# Requirements
Return, without pictures, the lines from the start of the data through the one that contains "const legendNames = ['Heartwood', 'Sapwood'];".

# Stored data
* * * * * * * * *
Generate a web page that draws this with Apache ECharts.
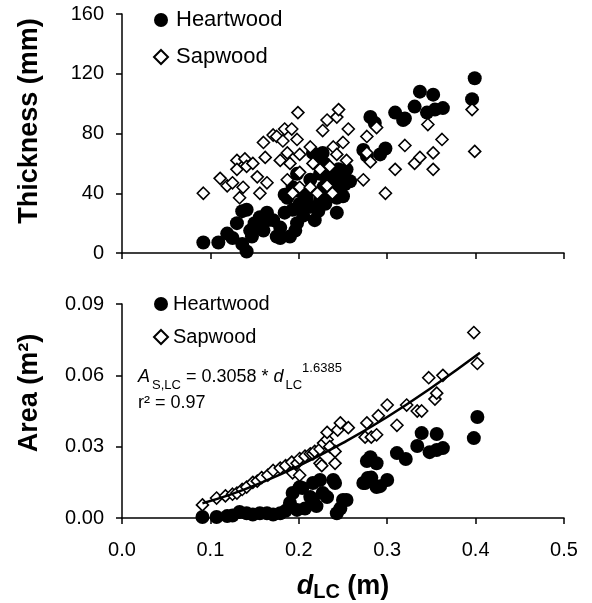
<!DOCTYPE html>
<html>
<head>
<meta charset="utf-8">
<script src="https://cdn.jsdelivr.net/npm/echarts@6/dist/echarts.min.js"></script>
<style>html,body{margin:0;padding:0;background:#fff}#c{width:592px;height:603px}</style>
</head>
<body>
<div id="c"></div>
<script>
// ---- data ----
const xTicks = [0.0, 0.1, 0.2, 0.3, 0.4, 0.5];
const thicknessTicks = [0, 40, 80, 120, 160];
const areaTicks = [0.00, 0.03, 0.06, 0.09];
const legendNames = ['Heartwood', 'Sapwood'];

// top panel: thickness (mm) vs d_LC (m)
const heartwoodThickness = [
[0.092,7],[0.109,7],[0.119,13],[0.125,10],[0.130,20],[0.136,28],[0.136,6],[0.141,1],[0.141,29],[0.145,15],
[0.147,11],[0.150,20],[0.156,24],[0.156,17],[0.160,15],[0.164,27],[0.165,22],[0.171,22],[0.175,11],[0.179,17],
[0.179,10],[0.184,27],[0.187,37],[0.184,39],[0.190,11],[0.193,29],[0.193,44],[0.197,42],[0.198,53],[0.198,20],
[0.201,33],[0.205,40],[0.213,31],[0.213,49],[0.216,67],[0.220,60],[0.224,35],[0.224,53],[0.227,67],[0.228,44],
[0.232,48],[0.235,40],[0.239,47],[0.243,27],[0.243,37],[0.247,44],[0.250,51],[0.254,56],[0.258,48],[0.273,69],
[0.277,65],[0.281,91],[0.286,87],[0.292,66],[0.298,70],[0.309,94],[0.318,89],[0.320,90],[0.331,98],[0.337,108],
[0.345,94],[0.352,106],[0.354,96],[0.363,97],[0.396,103],[0.399,117],
[0.196,15],[0.205,25],[0.209,37],[0.218,22],[0.222,28],[0.230,33],[0.236,52],[0.245,56],[0.250,38],[0.229,60],[0.252,46]
];
const sapwoodThickness = [
[0.092,40],[0.111,50],[0.119,45],[0.125,47],[0.130,62],[0.130,56],[0.133,37],[0.137,44],[0.139,63],[0.141,58],
[0.148,60],[0.153,51],[0.160,74],[0.162,64],[0.156,40],[0.164,47],[0.171,79],[0.175,78],[0.179,62],[0.182,75],
[0.184,83],[0.192,83],[0.187,67],[0.190,60],[0.187,49],[0.198,76],[0.199,94],[0.201,66],[0.193,40],[0.201,44],
[0.201,54],[0.213,71],[0.213,44],[0.216,60],[0.221,40],[0.224,56],[0.227,82],[0.232,89],[0.243,91],[0.245,96],
[0.256,83],[0.250,74],[0.239,71],[0.243,66],[0.254,62],[0.232,45],[0.238,40],[0.235,58],[0.273,49],[0.277,78],
[0.277,67],[0.281,61],[0.288,84],[0.298,40],[0.309,56],[0.320,72],[0.331,60],[0.337,64],[0.346,86],[0.352,67],
[0.352,56],[0.362,76],[0.396,96],[0.399,68]
];

// bottom panel: area (m²) vs d_LC (m)
const heartwoodArea = [
[0.091,0.0004],[0.107,0.0004],[0.119,0.0008],[0.125,0.001],[0.133,0.0025],[0.141,0.002],[0.148,0.0015],[0.156,0.002],
[0.164,0.002],[0.171,0.0015],[0.179,0.002],[0.185,0.003],[0.190,0.0063],[0.193,0.0105],[0.198,0.0034],[0.201,0.013],
[0.204,0.0126],[0.207,0.004],[0.213,0.0088],[0.216,0.0147],[0.216,0.0076],[0.220,0.005],[0.224,0.016],[0.227,0.0105],
[0.232,0.0088],[0.239,0.016],[0.241,0.0147],[0.243,0.002],[0.247,0.004],[0.250,0.0076],[0.254,0.0076],[0.273,0.0147],
[0.275,0.0147],[0.277,0.024],[0.278,0.0168],[0.281,0.0256],[0.282,0.017],[0.288,0.023],[0.288,0.013],[0.292,0.0134],
[0.300,0.016],[0.311,0.0273],[0.321,0.0248],[0.334,0.0303],[0.339,0.0357],[0.348,0.0277],[0.356,0.0353],[0.356,0.0286],
[0.363,0.0294],[0.398,0.0336],[0.402,0.0425]
];
const sapwoodArea = [
[0.091,0.0055],[0.107,0.0084],[0.117,0.0093],[0.125,0.010],[0.130,0.0105],[0.136,0.012],[0.141,0.013],[0.148,0.015],
[0.153,0.0155],[0.158,0.017],[0.165,0.018],[0.171,0.020],[0.179,0.021],[0.185,0.022],[0.192,0.0235],[0.193,0.019],
[0.198,0.023],[0.201,0.025],[0.201,0.018],[0.207,0.026],[0.213,0.027],[0.216,0.027],[0.218,0.028],[0.224,0.029],
[0.224,0.023],[0.226,0.022],[0.228,0.0315],[0.232,0.033],[0.232,0.036],[0.235,0.030],[0.241,0.023],[0.241,0.028],
[0.244,0.037],[0.247,0.040],[0.256,0.038],[0.275,0.034],[0.277,0.040],[0.282,0.034],[0.288,0.035],[0.290,0.043],
[0.300,0.0475],[0.311,0.039],[0.322,0.0475],[0.334,0.045],[0.339,0.045],[0.347,0.059],[0.354,0.050],[0.356,0.0525],
[0.363,0.060],[0.398,0.078],[0.402,0.065]
];

// fitted power curve
const fitX = [0.091, 0.12, 0.15, 0.20, 0.25, 0.30, 0.35, 0.405];
const fitY = [0.0062, 0.0095, 0.0137, 0.0219, 0.0316, 0.0425, 0.0548, 0.0695];

// ---- chart ----
const FONT = "'Liberation Sans', Arial, sans-serif";
const AX = {color:'#000', width:1.5};
const chart = echarts.init(document.getElementById('c'), null, {renderer:'canvas'});

function xAxisCfg(grid, showLabels, extra) {
  return Object.assign({
    gridIndex: grid, type:'value', min: xTicks[0], max: xTicks[xTicks.length-1], interval: 0.1,
    axisLine:{show:true, onZero:false, lineStyle:AX},
    axisTick:{show:true, inside:false, length:6, lineStyle:AX},
    axisLabel:{show:showLabels, fontSize:20, color:'#000', fontFamily:FONT, margin:22,
      formatter: v => v.toFixed(1)},
    splitLine:{show:false}
  }, extra || {});
}
function yAxisCfg(grid, ticks, fmt) {
  return {
    gridIndex: grid, type:'value', min: ticks[0], max: ticks[ticks.length-1],
    interval: ticks[1]-ticks[0],
    axisLine:{show:true, onZero:false, lineStyle:AX},
    axisTick:{show:true, inside:false, length:6, lineStyle:AX},
    axisLabel:{fontSize:20, color:'#000', fontFamily:FONT, margin:18, formatter: fmt},
    splitLine:{show:false}
  };
}

const hwStyle = {symbol:'circle', symbolSize:14, itemStyle:{color:'#000', opacity:1, borderWidth:0}};
const swStyle = {symbol:'diamond', symbolSize:12, itemStyle:{color:'#fff', opacity:1, borderColor:'#000', borderWidth:1.6}};

chart.setOption({
  animation:false,
  backgroundColor:'#fff',
  grid:[
    {left:122, top:14, width:442, height:239, outerBoundsMode:'none', containLabel:false},
    {left:122, top:304, width:442, height:214, outerBoundsMode:'none', containLabel:false}
  ],
  xAxis:[
    xAxisCfg(0, false),
    xAxisCfg(1, true, {
      name:'{bi|d}{bs|LC}{b| (m)}', nameLocation:'middle', nameGap:54,
      nameTextStyle:{ rich:{
        bi:{fontSize:27, fontWeight:'bold', fontStyle:'italic', fontFamily:FONT, color:'#000', lineHeight:30},
        bs:{fontSize:20, fontWeight:'bold', fontFamily:FONT, color:'#000', lineHeight:22, verticalAlign:'bottom'},
        b:{fontSize:27, fontWeight:'bold', fontFamily:FONT, color:'#000', lineHeight:30}
      }}
    })
  ],
  yAxis:[
    yAxisCfg(0, thicknessTicks, v => String(v)),
    yAxisCfg(1, areaTicks, v => v.toFixed(2))
  ],
  legend:[
    {orient:'vertical', left:153, top:9, padding:0, itemWidth:14, itemHeight:14, itemGap:15,
     data:[{name:legendNames[0], icon:'circle'},{name:legendNames[1], icon:'diamond'}],
     textStyle:{fontSize:22, lineHeight:22, color:'#000', fontFamily:FONT, padding:[0,0,0,3]},
     selectedMode:false},
    {orient:'vertical', left:153, top:294, padding:0, itemWidth:14, itemHeight:14, itemGap:13,
     data:[{name:legendNames[0], icon:'circle'},{name:legendNames[1], icon:'diamond'}],
     textStyle:{fontSize:20, lineHeight:20, color:'#000', fontFamily:FONT, padding:[0,0,0,0]},
     selectedMode:false}
  ],
  graphic:[
    {type:'text', x:30, y:121, rotation:Math.PI/2,
     style:{text:'Thickness (mm)', fontSize:27, fontWeight:'bold', fontFamily:FONT, fill:'#000',
            align:'center', verticalAlign:'middle'}},
    {type:'text', x:30, y:393, rotation:Math.PI/2,
     style:{text:'Area (m²)', fontSize:27, fontWeight:'bold', fontFamily:FONT, fill:'#000',
            align:'center', verticalAlign:'middle'}},
    {type:'text', x:138, y:377,
     style:{text:'{i|A}{sub|S,LC}{n| = 0.3058 * }{i|d}{sub|LC}{sup|1.6385}',
            verticalAlign:'middle', align:'left',
            rich:{
              n:{fontSize:18, fontFamily:FONT, fill:'#000', lineHeight:30},
              i:{fontSize:18, fontStyle:'italic', fontFamily:FONT, fill:'#000', lineHeight:30},
              sub:{fontSize:13, fontFamily:FONT, fill:'#000', lineHeight:14, verticalAlign:'bottom', padding:[0,0,0,2]},
              sup:{fontSize:13, fontFamily:FONT, fill:'#000', lineHeight:14, verticalAlign:'top'}
            }}},
    {type:'text', x:138, y:403,
     style:{text:'r² = 0.97', fontSize:18, fontFamily:FONT, fill:'#000', verticalAlign:'middle', align:'left'}}
  ],
  series:[
    Object.assign({type:'scatter', name:legendNames[0], xAxisIndex:0, yAxisIndex:0, data:heartwoodThickness, z:2}, hwStyle),
    Object.assign({type:'scatter', name:legendNames[1], xAxisIndex:0, yAxisIndex:0, data:sapwoodThickness, z:3}, swStyle),
    Object.assign({type:'scatter', name:legendNames[0], xAxisIndex:1, yAxisIndex:1, data:heartwoodArea, z:2}, hwStyle),
    Object.assign({type:'scatter', name:legendNames[1], xAxisIndex:1, yAxisIndex:1, data:sapwoodArea, z:3}, swStyle),
    {type:'line', name:'fit', xAxisIndex:1, yAxisIndex:1, data: fitX.map((x,i)=>[x, fitY[i]]),
     smooth:true, showSymbol:false, symbol:'none', lineStyle:{color:'#000', width:2.5}, z:4, silent:true}
  ]
});
</script>
</body>
</html>
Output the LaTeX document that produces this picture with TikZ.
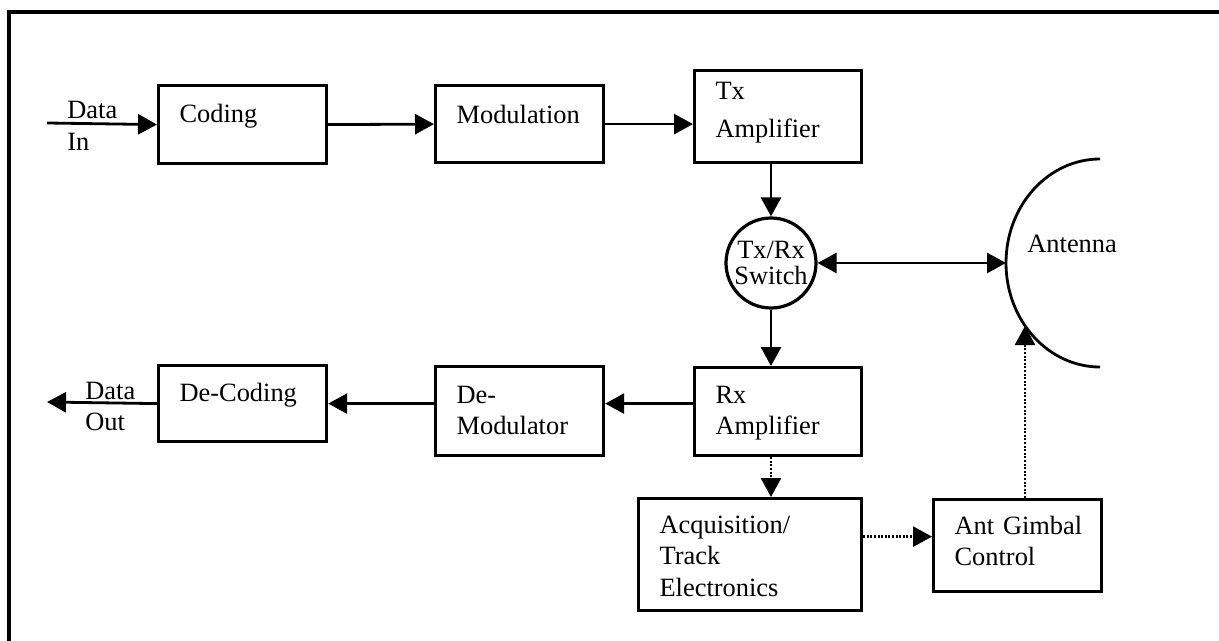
\documentclass[tikz,border=0pt]{standalone}
\usepackage{fontspec}
\setmainfont{Liberation Serif}
\usetikzlibrary{arrows.meta}
\hyphenpenalty=10000

\tikzset{
  blk/.style={draw, rectangle, line width=1.6pt, anchor=north west,
    inner xsep=10.5pt, inner ysep=0pt, align=left},
  sig/.style={line width=1.4pt, ->},
  ctl/.style={line width=1.3pt, dash pattern=on 1pt off 0.8pt, ->},
  lbl/.style={anchor=base west, inner sep=0pt},
}

\begin{document}
\begin{tikzpicture}[x=0.5pt, y=-0.5pt,
    >={Triangle[length=9.5pt,width=10pt]},
    font=\fontsize{13.2}{15.6}\selectfont]
  \useasboundingbox (0,0) rectangle (1219,641);

  % frame
  \draw[line width=1.6pt] (1219,12) -- (9,12) -- (9,641);

  % blocks: name/left/top/width/height/first baseline/text
  \foreach \name/\x/\y/\w/\h/\bl/\txt in {
      coding/157/84/168/78/37/Coding,
      modul/434/84/168/77/38/Modulation,
      txamp/693/69/167/92/29/{Tx\\[3.5pt]Amplifier},
      rxamp/693/366/167/88/36/{Rx\\Amplifier},
      demod/434/365/168/89/37/{De-\\Modulator},
      decod/157/364/168/76/36/De-Coding,
      acq/637/497/223/112/35/{Acquisition/\\Track\\Electronics},
      gimbal/932/498/168/92/35/{Ant\nobreakspace Gimbal\\Control}
    } {
    \pgfmathsetmacro{\twid}{(\w-42)/2}
    \pgfmathsetmacro{\thgt}{\bl/2}
    \pgfmathsetmacro{\tdep}{(\h-\bl)/2}
    \node[blk, text width=\twid pt, text height=\thgt pt, text depth=\tdep pt]
      (\name) at (\x,\y) {\txt};
  }

  % switch
  \node[draw, circle, line width=1.6pt, minimum size=45pt, inner sep=0pt,
    align=center, font=\fontsize{13.2}{12.8}\selectfont] (sw) at (771,263) {Tx/Rx\\Switch};

  % antenna
  \draw[line width=1.4pt] (1100,159) arc[start angle=270, end angle=90, x radius=94, y radius=104];
  \coordinate (antL) at (1006,263);
  \coordinate (antB) at (1025,326);
  \node[lbl] (antlbl) at (1027,253) {Antenna};

  % data in / out
  \coordinate (din) at (47,123);
  \coordinate (dout) at (47,402);
  \node[lbl, text width=40pt] (inlbl) at (67,119) {Data\\In};
  \node[lbl, text width=40pt] (outlbl) at (85,399) {Data\\Out};

  % transmit chain
  \draw[sig] (din) -- (coding.west);
  \draw[sig] (coding.east) -- (modul.west);
  \draw[sig] (modul.east) -- (modul.east -| txamp.west);
  \draw[sig] (txamp.south -| sw.north) -- (sw.north);
  \draw[sig, <->] (sw.east) -- (antL);

  % receive chain
  \draw[sig] (sw.south) -- (sw.south |- rxamp.north);
  \draw[sig] (rxamp.west |- decod.east) -- (demod.east |- decod.east);
  \draw[sig] (demod.west |- decod.east) -- (decod.east);
  \draw[sig] (decod.west) -- (dout);

  % tracking loop
  \coordinate (gin) at ([yshift=4.5pt]gimbal.west);
  \draw[ctl] (rxamp.south -| sw.south) -- (acq.north -| sw.south);
  \draw[ctl] (acq.east |- gin) -- (gin);
  \draw[ctl] (gimbal.north -| antB) -- (antB);
\end{tikzpicture}
\end{document}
* * * * * * * * *
# Solution for this exercise
Generate a web page that draws this with Apache ECharts.
<!DOCTYPE html>
<html>
<head>
<meta charset="utf-8">
<script src="https://cdn.jsdelivr.net/npm/echarts@6/dist/echarts.min.js"></script>
<style>html,body{margin:0;padding:0;background:#fff}#c{width:592px;height:603px}</style>
</head>
<body>
<div id="c"></div>
<script>
// ---- data ----
const xTicks = [0.0, 0.1, 0.2, 0.3, 0.4, 0.5];
const thicknessTicks = [0, 40, 80, 120, 160];
const areaTicks = [0.00, 0.03, 0.06, 0.09];
const legendNames = ['Heartwood', 'Sapwood'];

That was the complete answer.